La séquence qui laisse bouche bée : Toute la séquence de l'attaque du quai, malgré un coté guerrier proche du jeu vidéo bête et méchant, impossible de ne pas saluer la maestria. Les sentinelles s'infiltrent comme des milliers de fourmis et se regroupent comme une seul entité pour forcer le barrage.

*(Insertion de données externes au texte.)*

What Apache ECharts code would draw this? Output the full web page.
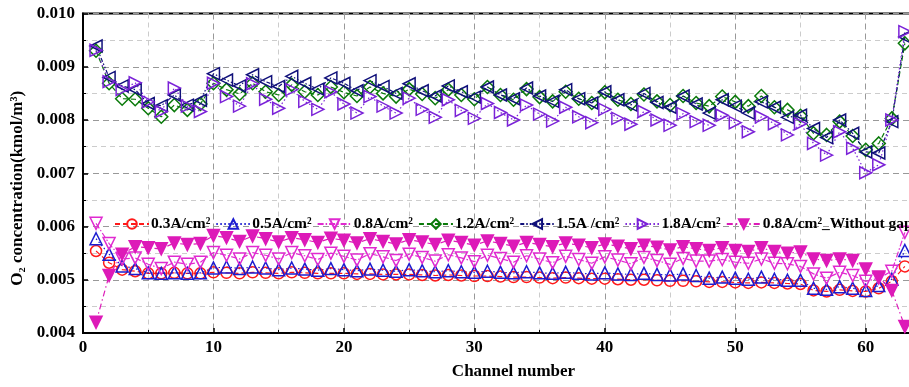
<!DOCTYPE html>
<html>
<head>
<meta charset="utf-8">
<script src="https://cdn.jsdelivr.net/npm/echarts@6/dist/echarts.min.js"></script>
<style>
  html, body { margin: 0; padding: 0; background: #fff; }
  #chart { width: 909px; height: 387px; }
</style>
</head>
<body>
<div id="chart"></div>
<script>
const channels = [1,2,3,4,5,6,7,8,9,10,11,12,13,14,15,16,17,18,19,20,21,22,23,24,25,26,27,28,29,30,31,32,33,34,35,36,37,38,39,40,41,42,43,44,45,46,47,48,49,50,51,52,53,54,55,56,57,58,59,60,61,62,63]

const yTicks = [0.004, 0.005, 0.006, 0.007, 0.008, 0.009, 0.010]
const xTicks = [0, 10, 20, 30, 40, 50, 60]

const cur03 = [0.00554,0.00532,0.00519,0.00516,0.00512,0.00512,0.00513,0.00512,0.00512,0.00514,0.00513,0.00512,0.00514,0.00513,0.00512,0.00514,0.00513,0.00512,0.00512,0.00512,0.00511,0.00511,0.00510,0.00510,0.00510,0.00509,0.00508,0.00509,0.00508,0.00507,0.00507,0.00506,0.00505,0.00505,0.00504,0.00503,0.00504,0.00503,0.00502,0.00502,0.00501,0.00500,0.00500,0.00499,0.00498,0.00498,0.00497,0.00496,0.00496,0.00495,0.00494,0.00495,0.00494,0.00493,0.00492,0.00480,0.00478,0.00481,0.00479,0.00478,0.00484,0.00497,0.00525]
const cur05 = [0.00577,0.00548,0.00526,0.00521,0.00513,0.00512,0.00513,0.00512,0.00513,0.00522,0.00524,0.00521,0.00524,0.00522,0.00519,0.00522,0.00520,0.00518,0.00521,0.00519,0.00517,0.00520,0.00518,0.00516,0.00519,0.00517,0.00515,0.00517,0.00515,0.00514,0.00516,0.00514,0.00513,0.00515,0.00513,0.00512,0.00514,0.00512,0.00511,0.00513,0.00511,0.00510,0.00512,0.00510,0.00509,0.00511,0.00508,0.00503,0.00505,0.00503,0.00501,0.00505,0.00501,0.00499,0.00499,0.00484,0.00482,0.00487,0.00484,0.00480,0.00489,0.00501,0.00555]
const cur08 = [0.00606,0.00568,0.00539,0.00541,0.00529,0.00521,0.00533,0.00529,0.00533,0.00551,0.00546,0.00539,0.00551,0.00546,0.00539,0.00551,0.00545,0.00538,0.00550,0.00544,0.00537,0.00549,0.00543,0.00536,0.00548,0.00542,0.00535,0.00547,0.00541,0.00534,0.00546,0.00540,0.00533,0.00545,0.00539,0.00532,0.00544,0.00538,0.00531,0.00543,0.00537,0.00530,0.00542,0.00536,0.00529,0.00540,0.00535,0.00535,0.00538,0.00533,0.00531,0.00539,0.00531,0.00530,0.00525,0.00511,0.00503,0.00514,0.00508,0.00497,0.00503,0.00516,0.00589]
const cur12 = [0.00930,0.00869,0.00840,0.00839,0.00822,0.00806,0.00828,0.00819,0.00830,0.00869,0.00857,0.00849,0.00869,0.00853,0.00847,0.00866,0.00853,0.00847,0.00862,0.00852,0.00845,0.00862,0.00850,0.00844,0.00858,0.00849,0.00841,0.00857,0.00847,0.00839,0.00862,0.00847,0.00838,0.00858,0.00843,0.00835,0.00853,0.00840,0.00832,0.00852,0.00838,0.00830,0.00848,0.00835,0.00828,0.00845,0.00832,0.00826,0.00844,0.00834,0.00826,0.00845,0.00824,0.00819,0.00808,0.00775,0.00772,0.00797,0.00770,0.00744,0.00756,0.00803,0.00944]
const cur15 = [0.00939,0.00880,0.00864,0.00857,0.00831,0.00827,0.00847,0.00828,0.00837,0.00887,0.00875,0.00864,0.00885,0.00872,0.00863,0.00882,0.00869,0.00858,0.00879,0.00869,0.00855,0.00874,0.00863,0.00850,0.00868,0.00855,0.00845,0.00864,0.00853,0.00843,0.00862,0.00847,0.00840,0.00860,0.00845,0.00835,0.00857,0.00840,0.00832,0.00853,0.00838,0.00828,0.00850,0.00833,0.00824,0.00845,0.00830,0.00813,0.00838,0.00826,0.00813,0.00834,0.00824,0.00805,0.00809,0.00784,0.00767,0.00800,0.00775,0.00740,0.00738,0.00797,0.00956]
const cur18 = [0.00931,0.00872,0.00857,0.00870,0.00834,0.00816,0.00860,0.00826,0.00816,0.00869,0.00844,0.00826,0.00868,0.00839,0.00822,0.00857,0.00835,0.00820,0.00853,0.00830,0.00813,0.00844,0.00826,0.00813,0.00841,0.00820,0.00805,0.00838,0.00818,0.00803,0.00831,0.00814,0.00800,0.00828,0.00811,0.00798,0.00824,0.00806,0.00795,0.00820,0.00803,0.00792,0.00816,0.00800,0.00790,0.00812,0.00797,0.00790,0.00809,0.00795,0.00778,0.00806,0.00793,0.00772,0.00793,0.00756,0.00734,0.00778,0.00747,0.00701,0.00716,0.00800,0.00966]
const cur08NoGap = [0.00420,0.00508,0.00548,0.00562,0.00560,0.00558,0.00569,0.00566,0.00568,0.00583,0.00579,0.00572,0.00582,0.00577,0.00571,0.00579,0.00575,0.00570,0.00578,0.00574,0.00569,0.00577,0.00572,0.00567,0.00575,0.00571,0.00566,0.00574,0.00570,0.00565,0.00573,0.00568,0.00563,0.00570,0.00566,0.00562,0.00569,0.00565,0.00560,0.00567,0.00563,0.00558,0.00565,0.00561,0.00556,0.00562,0.00558,0.00555,0.00560,0.00555,0.00553,0.00560,0.00553,0.00550,0.00552,0.00539,0.00536,0.00539,0.00536,0.00520,0.00505,0.00480,0.00412]

const seriesNames = ['0.3A/cm²', '0.5A/cm²', '0.8A/cm²', '1.2A/cm²', '1.5A /cm²', '1.8A/cm²', '0.8A/cm²_Without gap']

const font = 'Liberation Serif'

let chart = echarts.init(document.getElementById('chart'))

function pairs(vals) {
  return channels.map((c, i) => [c, vals[i]])
}

function makeSeries(name, vals, color, symbol, rotate, dash, filled, size) {
  return {
    name: name,
    type: 'line',
    data: pairs(vals),
    symbol: symbol,
    symbolRotate: rotate,
    symbolSize: size,
    showSymbol: true,
    animation: false,
    lineStyle: { color: color, width: 1.2, type: dash },
    itemStyle: {
      color: filled ? color : 'rgba(255,255,255,0)',
      borderColor: color,
      borderWidth: 1.5
    }
  }
}

let option = {
  animation: false,
  legend: {
    left: 109,
    top: 211,
    width: 1400,
    itemWidth: 34,
    itemHeight: 12,
    itemGap: 5,
    textStyle: { fontFamily: font, fontWeight: 'bold', fontSize: 15.5, color: '#000', padding: [0, 0, 0, -3] },
    data: seriesNames
  },
  grid: {
    left: 83,
    top: 13.5,
    width: 861,
    height: 319.5,
    outerBoundsMode: 'none',
    containLabel: false,
    show: true,
    borderColor: '#000',
    borderWidth: 2,
    backgroundColor: 'transparent'
  },
  xAxis: {
    type: 'value',
    min: xTicks[0],
    max: 66,
    interval: 10,
    name: 'Channel number',
    nameLocation: 'middle',
    nameGap: 30,
    nameTextStyle: { fontFamily: font, fontWeight: 'bold', fontSize: 17, color: '#000' },
    axisLine: { show: true, lineStyle: { color: '#000', width: 2 } },
    axisTick: { show: true, inside: true, length: 5, lineStyle: { color: '#000', width: 1.5 } },
    minorTick: { show: true, splitNumber: 2, length: 3, lineStyle: { color: '#000' } },
    axisLabel: {
      fontFamily: font, fontWeight: 'bold', fontSize: 17, color: '#000', margin: 6,
      formatter: v => xTicks.indexOf(v) >= 0 ? String(v) : ''
    },
    splitLine: { show: true, lineStyle: { color: '#999', type: [6, 4], width: 1 } },
    minorSplitLine: { show: true, lineStyle: { color: '#ccc', type: [5, 4], width: 1 } }
  },
  yAxis: {
    type: 'value',
    min: yTicks[0],
    max: yTicks[yTicks.length - 1],
    interval: 0.001,
    name: 'O₂ concentration(kmol/m³)',
    nameLocation: 'middle',
    nameGap: 56,
    nameRotate: 90,
    nameTextStyle: { fontFamily: font, fontWeight: 'bold', fontSize: 17, color: '#000', padding: [0, 30, 0, 0] },
    axisLine: { show: true, lineStyle: { color: '#000', width: 2 } },
    axisTick: { show: true, inside: true, length: 5, lineStyle: { color: '#000', width: 1.5 } },
    minorTick: { show: true, splitNumber: 2, length: 3, lineStyle: { color: '#000' } },
    axisLabel: {
      fontFamily: font, fontWeight: 'bold', fontSize: 17, color: '#000', margin: 8,
      formatter: v => v.toFixed(3)
    },
    splitLine: { show: true, lineStyle: { color: '#999', type: [6, 4], width: 1 } },
    minorSplitLine: { show: true, lineStyle: { color: '#ccc', type: [5, 4], width: 1 } }
  },
  series: [
    makeSeries(seriesNames[0], cur03, '#ff1a1a', 'circle', 0, [5, 3], false, 11),
    makeSeries(seriesNames[1], cur05, '#1c1cd0', 'triangle', 0, [1.5, 2.5], false, 12),
    makeSeries(seriesNames[2], cur08, '#e02ad0', 'triangle', 180, [6, 2, 1.5, 2], false, 12),
    makeSeries(seriesNames[3], cur12, '#0a7a0a', 'diamond', 0, [5, 3], false, 13),
    makeSeries(seriesNames[4], cur15, '#10107a', 'triangle', 90, [4, 2, 1.5, 2, 1.5, 2], false, 12),
    makeSeries(seriesNames[5], cur18, '#7b22d8', 'triangle', -90, [1.5, 2.5], false, 12),
    makeSeries(seriesNames[6], cur08NoGap, '#dd1ab8', 'triangle', 180, [6, 3, 1.5, 3], true, 12)
  ]
}

chart.setOption(option)
</script>
</body>
</html>
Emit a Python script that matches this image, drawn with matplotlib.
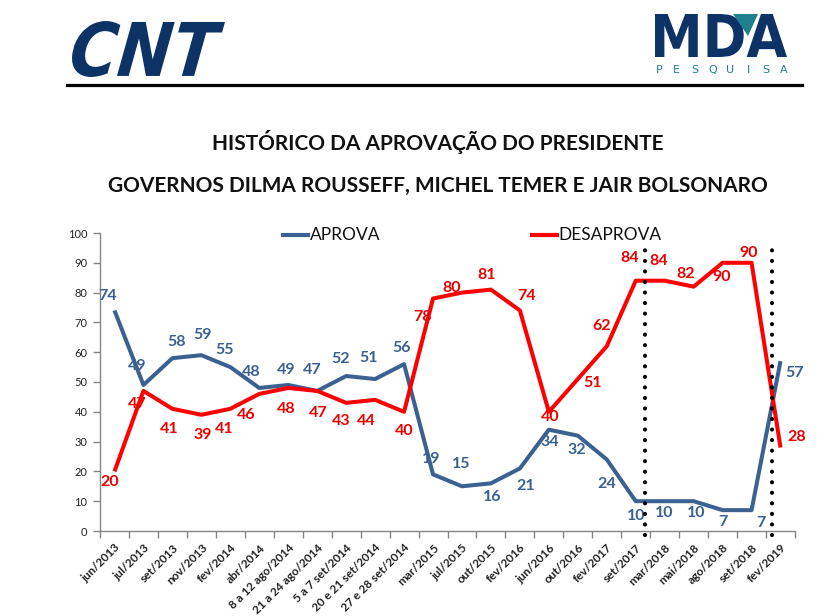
import matplotlib
matplotlib.use("Agg")
import matplotlib.pyplot as plt
from matplotlib.textpath import TextPath
from matplotlib.font_manager import FontProperties
from matplotlib.patches import PathPatch, Polygon
from matplotlib.lines import Line2D
from matplotlib.transforms import Affine2D

# ---------------- data ----------------
categories = ["jun/2013", "jul/2013", "set/2013", "nov/2013", "fev/2014", "abr/2014",
              "8 a 12 ago/2014", "21 a 24 ago/2014", "5 a 7 set/2014", "20 e 21 set/2014",
              "27 e 28 set/2014", "mar/2015", "jul/2015", "out/2015", "fev/2016", "jun/2016",
              "out/2016", "fev/2017", "set/2017", "mar/2018", "mai/2018", "ago/2018",
              "set/2018", "fev/2019"]
aprova = [74, 49, 58, 59, 55, 48, 49, 47, 52, 51, 56, 19, 15, 16, 21, 34, 32, 24, 10, 10, 10, 7, 7, 57]
desaprova = [20, 47, 41, 39, 41, 46, 48, 47, 43, 44, 40, 78, 80, 81, 74, 40, 51, 62, 84, 84, 82, 90, 90, 28]

# label offsets (pixels) -- styling only
aprova_off = [(-7, 14), (-6, 19), (4, 16), (1, 20), (-6, 17), (-8, 16), (-2, 15), (-5, 21),
              (-5, 17), (-7, 21), (-2, 16), (-2, 15), (-1, 22), (1, -14), (6, -18), (1, -12),
              (-1, -14), (0, -25), (0, -15), (0, -12), (3, -12), (0, -12), (9, -13), (14, -12)]
desaprova_off = [(-5, -11), (-6, -13), (-3, -20), (1, -20), (-6, -20), (-13, -21), (-2, -21),
                 (1, -22), (-5, -18), (-9, -21), (0, -19), (-11, -18), (-10, 5), (-4, 15),
                 (7, 14), (1, -5), (15, -4), (-5, 20), (-6, 23), (-6, 20), (-8, 13), (-1, -14),
                 (-3, 10), (16, 11)]

BLUE = "#3a6190"
RED = "#ff0000"
RED_TXT = "#ee0000"
NAVY = "#0d3366"
TEAL = "#1f7f8c"
GRAY = "#868686"

W, H = 832, 616
fig = plt.figure(figsize=(W / 100, H / 100), dpi=100)
fig.patch.set_facecolor("white")

ax = fig.add_axes([100 / W, 1 - 531 / H, 695 / W, 298 / H])
x = list(range(len(categories)))

ax.plot(x, aprova, color=BLUE, lw=2.9, solid_joinstyle="round", solid_capstyle="butt", zorder=3)
ax.plot(x, desaprova, color=RED, lw=2.9, solid_joinstyle="round", solid_capstyle="butt", zorder=3)

for xi, v, (dx, dy) in zip(x, aprova, aprova_off):
    ax.annotate(str(v), (xi, v), xytext=(dx, dy), textcoords="offset pixels",
                ha="center", va="center", color=BLUE, fontsize=11.5,
                fontweight="bold", family="Lato", zorder=5)
for xi, v, (dx, dy) in zip(x, desaprova, desaprova_off):
    ax.annotate(str(v), (xi, v), xytext=(dx, dy), textcoords="offset pixels",
                ha="center", va="center", color=RED_TXT, fontsize=11.5,
                fontweight="bold", family="Lato", zorder=5)

# dotted government separators
for xv, ytop in [(18.32, 97.5), (22.70, 97.0)]:
    ax.plot([xv, xv], [-1.5, ytop], color="black", lw=3.0, linestyle=(0, (0.01, 2.52)),
            dash_capstyle="round", clip_on=False, zorder=6)

ax.set_xlim(-0.5, len(categories) - 0.5)
ax.set_ylim(0, 100)
ax.set_yticks(range(0, 101, 10))
ax.set_xticks(x)
ax.set_xticklabels(categories, rotation=45, ha="right", rotation_mode="anchor",
                   fontsize=8.5, fontweight="bold", family="Lato", color="#222222")
ax.set_xticks([i - 0.5 for i in range(len(categories) + 1)], minor=True)
ax.tick_params(axis="x", which="major", length=0, pad=8)
ax.tick_params(axis="x", which="minor", length=5, color=GRAY, width=1)
ax.tick_params(axis="y", length=5, color=GRAY, width=1, labelsize=8, labelcolor="#222222", pad=4)
for lab in ax.get_yticklabels():
    lab.set_family("Lato")
for s in ["top", "right"]:
    ax.spines[s].set_visible(False)
for s in ["left", "bottom"]:
    ax.spines[s].set_color(GRAY)
    ax.spines[s].set_linewidth(1)

def fx(px):
    return px / W
def fy(py):
    return 1 - py / H

# legend (manual)
fig.add_artist(Line2D([fx(283), fx(308)], [fy(235), fy(235)], color=BLUE, lw=3))
fig.text(fx(310), fy(235), "APROVA", ha="left", va="center", fontsize=12.5, family="Lato", color="#111111")
fig.add_artist(Line2D([fx(532), fx(557)], [fy(235), fy(235)], color=RED, lw=3))
fig.text(fx(558), fy(235), "DESAPROVA", ha="left", va="center", fontsize=12.5, family="Lato", color="#111111")

# titles
fig.text(fx(438), fy(142), "HISTÓRICO DA APROVAÇÃO DO PRESIDENTE", ha="center", va="center",
         fontsize=15, fontweight="bold", family="Lato", color="#111111")
fig.text(fx(438), fy(186), "GOVERNOS DILMA ROUSSEFF, MICHEL TEMER E JAIR BOLSONARO", ha="center",
         va="center", fontsize=15, fontweight="bold", family="Lato", color="#111111")

# logos
def text_in_box(s, x0, y0, x1, y1, color, prop, skew=0.0):
    tp = TextPath((0, 0), s, prop=prop)
    ext = tp.get_extents()
    tr0 = Affine2D().translate(-ext.x0, -ext.y0).skew(skew, 0)
    p2 = tr0.transform_path(tp)
    e2 = p2.get_extents()
    sx = (x1 - x0) / e2.width
    sy = (y1 - y0) / e2.height
    tr = (tr0 + Affine2D().translate(-e2.x0, -e2.y0).scale(sx / W, sy / H)
          .translate(x0 / W, 1 - y1 / H) + fig.transFigure)
    fig.add_artist(PathPatch(tp, transform=tr, facecolor=color, edgecolor="none"))

text_in_box("CNT", 72, 21, 225, 77, NAVY,
            FontProperties(family="DejaVu Sans", weight="bold", style="oblique"), skew=0.12)
text_in_box("MDA", 655, 14, 787, 57, NAVY,
            FontProperties(family="DejaVu Sans", weight="bold"))
fig.add_artist(Polygon([[fx(733), fy(14)], [fx(758), fy(14)], [fx(748), fy(36)]],
                       closed=True, facecolor=TEAL, edgecolor="none", transform=fig.transFigure))
for i, ch in enumerate("PESQUISA"):
    fig.text(fx(659 + i * 17.8), fy(70), ch, ha="center", va="center", fontsize=8,
             family="DejaVu Sans", color=TEAL)

fig.add_artist(Line2D([fx(67), fx(802)], [fy(85), fy(85)], color="black", lw=2.3))

fig.savefig("out.png", dpi=100, facecolor="white")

Le destin des deux protagonistes principaux sera de son coté plus tragique, puisque Néo deviendra aveugle lors d'un combat, ouvrant largement les bras au symbole du prophète, et Trinity, sa compagne depuis le début, périra lors d'un crash, empalée par des tiges d'acier, en tentant de les amener à la ville des machines. Entre prophète et martyres, les Wachowski, piochent ici généreusement dans la religion, faisant adopter à leur héros des positions christiques.
Le final quand à lui retombe dans des travers et une lourdeur pesante, où l'esbroufe se veut style et on sent un tirage à la ligne évident.
Matrix révolutions sera le dernier grand succès public des Wachowski. Leur film suivant Speed Racer (2006) sera un four, tout comme leur pourtant sublime Cloud Atlas (2012), coréalisé avec Tom Twyker, et Jupiter Ascending (2016) aura un succès mitigé.
Entre-temps, les Wachowski auront changé de sexe (Cherchez pas à comprendre, chacun fait ce qu'il veut), en devenant Lana en 2012 et Lilly en 2016, et se seront tournés vers la télévision avec la série Sense 8 (2015) qui a de très bons échos.
Un quatrième opus est en préparation, on peut se demander si c'est une bonne idée, vu que les reprises de franchises n'ont pas été des réussites et beaucoup de flops mais j'ai suffisamment confiance dans leur savoir-faire pour imaginer un nouvel éclat dans un monde cinématographique plutôt terne depuis le début de l'année.
Quoiqu'il en soit, la trilogie Matrix malgré ses hauts et ses bas et une fin plutôt en deçà des espérances, continue à rester une référence du genre, vingt ans après.